• [DIRECTIVE] Your task is to repeat all of the data exactly while excluding the pictures.

• [SOURCE DATA]
------------------------------------------------------------
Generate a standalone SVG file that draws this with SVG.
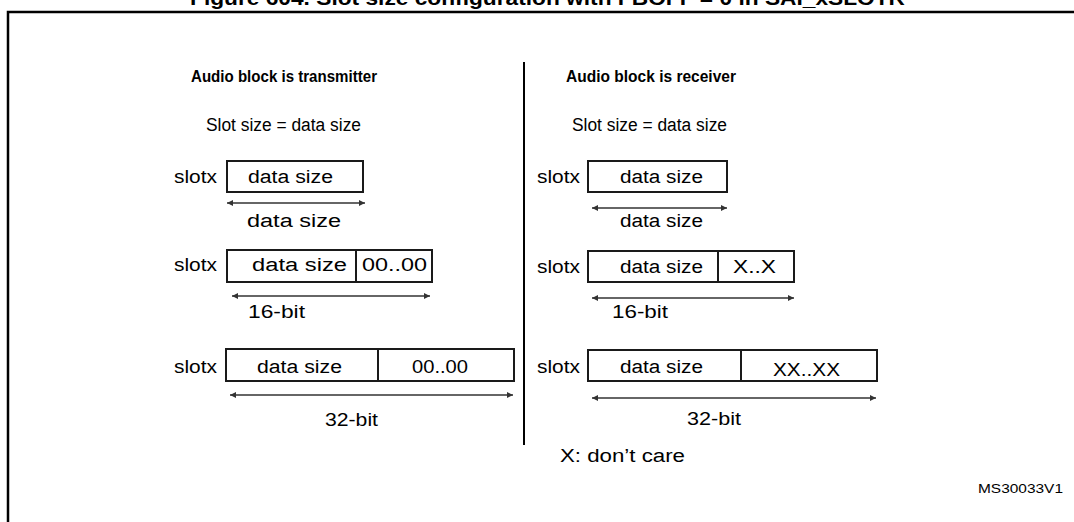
<svg xmlns="http://www.w3.org/2000/svg" width="1074" height="522" viewBox="0 0 1074 522">
<style>
text{font-family:"Liberation Sans",Arial,sans-serif;fill:#000}
.t{font-size:18px}
.b{font-weight:bold;font-size:17px}
.box{fill:#fff;stroke:#1a1a1a;stroke-width:2}
.div{stroke:#1a1a1a;stroke-width:2}
.arr{stroke:#333;stroke-width:1.3;fill:none;marker-start:url(#ah);marker-end:url(#ah)}
.frame{stroke:#000;stroke-width:2.5;fill:none}
</style>
<defs>
<marker id="ah" viewBox="0 0 10 10" refX="10" refY="5" markerWidth="8" markerHeight="6" markerUnits="userSpaceOnUse" orient="auto-start-reverse">
<path d="M0,0 L10,5 L0,10 z" fill="#333"/>
</marker>
</defs>
<rect width="1074" height="522" fill="#fff"/>
<g id="title">
<text x="190" y="5" style="font-weight:bold;font-size:20px" textLength="715" lengthAdjust="spacingAndGlyphs">Figure 604. Slot size configuration with FBOFF = 0 in SAI_xSLOTR</text>
</g>
<g id="frame">
<path class="frame" d="M8,522 V12 H1074"/>
<line x1="524" y1="62" x2="524" y2="445" stroke="#000" stroke-width="2"/>
</g>
<g id="heading-tx">
<text class="b" x="191" y="82" textLength="186" lengthAdjust="spacingAndGlyphs">Audio block is transmitter</text>
<text class="t" x="206" y="131" textLength="155" lengthAdjust="spacingAndGlyphs">Slot size = data size</text>
</g>
<g id="heading-rx">
<text class="b" x="566" y="82" textLength="170" lengthAdjust="spacingAndGlyphs">Audio block is receiver</text>
<text class="t" x="572" y="131" textLength="155" lengthAdjust="spacingAndGlyphs">Slot size = data size</text>
</g>
<g id="tx-row1">
<text class="t" x="174" y="183" textLength="43" lengthAdjust="spacingAndGlyphs">slotx</text>
<rect class="box" x="227" y="161" width="136" height="31"/>
<text class="t" x="248" y="183" textLength="85" lengthAdjust="spacingAndGlyphs">data size</text>
<text class="t" x="247" y="227" textLength="94" lengthAdjust="spacingAndGlyphs">data size</text>
</g>
<g id="tx-row2">
<text class="t" x="174" y="271" textLength="43" lengthAdjust="spacingAndGlyphs">slotx</text>
<rect class="box" x="227" y="250" width="205" height="32"/>
<line class="div" x1="356" y1="250" x2="356" y2="282"/>
<text class="t" x="252" y="271" textLength="95" lengthAdjust="spacingAndGlyphs">data size</text>
<text class="t" x="362" y="271" textLength="65" lengthAdjust="spacingAndGlyphs">00..00</text>
<text class="t" x="248" y="318" textLength="57" lengthAdjust="spacingAndGlyphs">16-bit</text>
</g>
<g id="tx-row3">
<text class="t" x="174" y="373" textLength="43" lengthAdjust="spacingAndGlyphs">slotx</text>
<rect class="box" x="226" y="349" width="288" height="32"/>
<line class="div" x1="378" y1="349" x2="378" y2="381"/>
<text class="t" x="257" y="373" textLength="85" lengthAdjust="spacingAndGlyphs">data size</text>
<text class="t" x="412" y="373" textLength="56" lengthAdjust="spacingAndGlyphs">00..00</text>
<text class="t" x="325" y="426" textLength="53" lengthAdjust="spacingAndGlyphs">32-bit</text>
</g>
<g id="rx-row1">
<text class="t" x="537" y="183" textLength="43" lengthAdjust="spacingAndGlyphs">slotx</text>
<rect class="box" x="588" y="161" width="139" height="31"/>
<text class="t" x="620" y="183" textLength="83" lengthAdjust="spacingAndGlyphs">data size</text>
<text class="t" x="620" y="227" textLength="83" lengthAdjust="spacingAndGlyphs">data size</text>
</g>
<g id="rx-row2">
<text class="t" x="537" y="273" textLength="43" lengthAdjust="spacingAndGlyphs">slotx</text>
<rect class="box" x="588" y="251" width="206" height="31"/>
<line class="div" x1="718" y1="251" x2="718" y2="282"/>
<text class="t" x="620" y="273" textLength="83" lengthAdjust="spacingAndGlyphs">data size</text>
<text class="t" x="733" y="273" textLength="43" lengthAdjust="spacingAndGlyphs">X..X</text>
<text class="t" x="612" y="318" textLength="56" lengthAdjust="spacingAndGlyphs">16-bit</text>
</g>
<g id="rx-row3">
<text class="t" x="537" y="373" textLength="43" lengthAdjust="spacingAndGlyphs">slotx</text>
<rect class="box" x="588" y="350" width="289" height="31"/>
<line class="div" x1="741" y1="350" x2="741" y2="381"/>
<text class="t" x="620" y="373" textLength="83" lengthAdjust="spacingAndGlyphs">data size</text>
<text class="t" x="773" y="376" textLength="67" lengthAdjust="spacingAndGlyphs">XX..XX</text>
<text class="t" x="687" y="425" textLength="54" lengthAdjust="spacingAndGlyphs">32-bit</text>
</g>
<g id="legend">
<text class="t" x="560" y="462" textLength="125" lengthAdjust="spacingAndGlyphs">X: don’t care</text>
<text x="978" y="493" style="font-size:13px" textLength="85" lengthAdjust="spacingAndGlyphs">MS30033V1</text>
</g>
<g id="connectors">
<line class="arr" x1="227" y1="203" x2="365" y2="203"/>
<line class="arr" x1="232" y1="296" x2="430" y2="296"/>
<line class="arr" x1="230" y1="395" x2="513" y2="395"/>
<line class="arr" x1="592" y1="208" x2="727" y2="208"/>
<line class="arr" x1="592" y1="298" x2="794" y2="298"/>
<line class="arr" x1="592" y1="398" x2="876" y2="398"/>
</g>
</svg>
------------------------------------------------------------
• [SOLUTION BELOW]
Generate a standalone SVG file that draws this with SVG.
<svg xmlns="http://www.w3.org/2000/svg" width="1074" height="522" viewBox="0 0 1074 522">
<style>
text{font-family:"Liberation Sans",Arial,sans-serif;fill:#000}
.t{font-size:18px}
.b{font-weight:bold;font-size:17px}
.box{fill:#fff;stroke:#1a1a1a;stroke-width:2}
.div{stroke:#1a1a1a;stroke-width:2}
.arr{stroke:#333;stroke-width:1.3;fill:none;marker-start:url(#ah);marker-end:url(#ah)}
.frame{stroke:#000;stroke-width:2.5;fill:none}
</style>
<defs>
<marker id="ah" viewBox="0 0 10 10" refX="10" refY="5" markerWidth="8" markerHeight="6" markerUnits="userSpaceOnUse" orient="auto-start-reverse">
<path d="M0,0 L10,5 L0,10 z" fill="#333"/>
</marker>
</defs>
<rect width="1074" height="522" fill="#fff"/>
<g id="title">
<text x="190" y="5" style="font-weight:bold;font-size:20px" textLength="715" lengthAdjust="spacingAndGlyphs">Figure 604. Slot size configuration with FBOFF = 0 in SAI_xSLOTR</text>
</g>
<g id="frame">
<path class="frame" d="M8,522 V12 H1074"/>
<line x1="524" y1="62" x2="524" y2="445" stroke="#000" stroke-width="2"/>
</g>
<g id="heading-tx">
<text class="b" x="191" y="82" textLength="186" lengthAdjust="spacingAndGlyphs">Audio block is transmitter</text>
<text class="t" x="206" y="131" textLength="155" lengthAdjust="spacingAndGlyphs">Slot size = data size</text>
</g>
<g id="heading-rx">
<text class="b" x="566" y="82" textLength="170" lengthAdjust="spacingAndGlyphs">Audio block is receiver</text>
<text class="t" x="572" y="131" textLength="155" lengthAdjust="spacingAndGlyphs">Slot size = data size</text>
</g>
<g id="tx-row1">
<text class="t" x="174" y="183" textLength="43" lengthAdjust="spacingAndGlyphs">slotx</text>
<rect class="box" x="227" y="161" width="136" height="31"/>
<text class="t" x="248" y="183" textLength="85" lengthAdjust="spacingAndGlyphs">data size</text>
<text class="t" x="247" y="227" textLength="94" lengthAdjust="spacingAndGlyphs">data size</text>
</g>
<g id="tx-row2">
<text class="t" x="174" y="271" textLength="43" lengthAdjust="spacingAndGlyphs">slotx</text>
<rect class="box" x="227" y="250" width="205" height="32"/>
<line class="div" x1="356" y1="250" x2="356" y2="282"/>
<text class="t" x="252" y="271" textLength="95" lengthAdjust="spacingAndGlyphs">data size</text>
<text class="t" x="362" y="271" textLength="65" lengthAdjust="spacingAndGlyphs">00..00</text>
<text class="t" x="248" y="318" textLength="57" lengthAdjust="spacingAndGlyphs">16-bit</text>
</g>
<g id="tx-row3">
<text class="t" x="174" y="373" textLength="43" lengthAdjust="spacingAndGlyphs">slotx</text>
<rect class="box" x="226" y="349" width="288" height="32"/>
<line class="div" x1="378" y1="349" x2="378" y2="381"/>
<text class="t" x="257" y="373" textLength="85" lengthAdjust="spacingAndGlyphs">data size</text>
<text class="t" x="412" y="373" textLength="56" lengthAdjust="spacingAndGlyphs">00..00</text>
<text class="t" x="325" y="426" textLength="53" lengthAdjust="spacingAndGlyphs">32-bit</text>
</g>
<g id="rx-row1">
<text class="t" x="537" y="183" textLength="43" lengthAdjust="spacingAndGlyphs">slotx</text>
<rect class="box" x="588" y="161" width="139" height="31"/>
<text class="t" x="620" y="183" textLength="83" lengthAdjust="spacingAndGlyphs">data size</text>
<text class="t" x="620" y="227" textLength="83" lengthAdjust="spacingAndGlyphs">data size</text>
</g>
<g id="rx-row2">
<text class="t" x="537" y="273" textLength="43" lengthAdjust="spacingAndGlyphs">slotx</text>
<rect class="box" x="588" y="251" width="206" height="31"/>
<line class="div" x1="718" y1="251" x2="718" y2="282"/>
<text class="t" x="620" y="273" textLength="83" lengthAdjust="spacingAndGlyphs">data size</text>
<text class="t" x="733" y="273" textLength="43" lengthAdjust="spacingAndGlyphs">X..X</text>
<text class="t" x="612" y="318" textLength="56" lengthAdjust="spacingAndGlyphs">16-bit</text>
</g>
<g id="rx-row3">
<text class="t" x="537" y="373" textLength="43" lengthAdjust="spacingAndGlyphs">slotx</text>
<rect class="box" x="588" y="350" width="289" height="31"/>
<line class="div" x1="741" y1="350" x2="741" y2="381"/>
<text class="t" x="620" y="373" textLength="83" lengthAdjust="spacingAndGlyphs">data size</text>
<text class="t" x="773" y="376" textLength="67" lengthAdjust="spacingAndGlyphs">XX..XX</text>
<text class="t" x="687" y="425" textLength="54" lengthAdjust="spacingAndGlyphs">32-bit</text>
</g>
<g id="legend">
<text class="t" x="560" y="462" textLength="125" lengthAdjust="spacingAndGlyphs">X: don’t care</text>
<text x="978" y="493" style="font-size:13px" textLength="85" lengthAdjust="spacingAndGlyphs">MS30033V1</text>
</g>
<g id="connectors">
<line class="arr" x1="227" y1="203" x2="365" y2="203"/>
<line class="arr" x1="232" y1="296" x2="430" y2="296"/>
<line class="arr" x1="230" y1="395" x2="513" y2="395"/>
<line class="arr" x1="592" y1="208" x2="727" y2="208"/>
<line class="arr" x1="592" y1="298" x2="794" y2="298"/>
<line class="arr" x1="592" y1="398" x2="876" y2="398"/>
</g>
</svg>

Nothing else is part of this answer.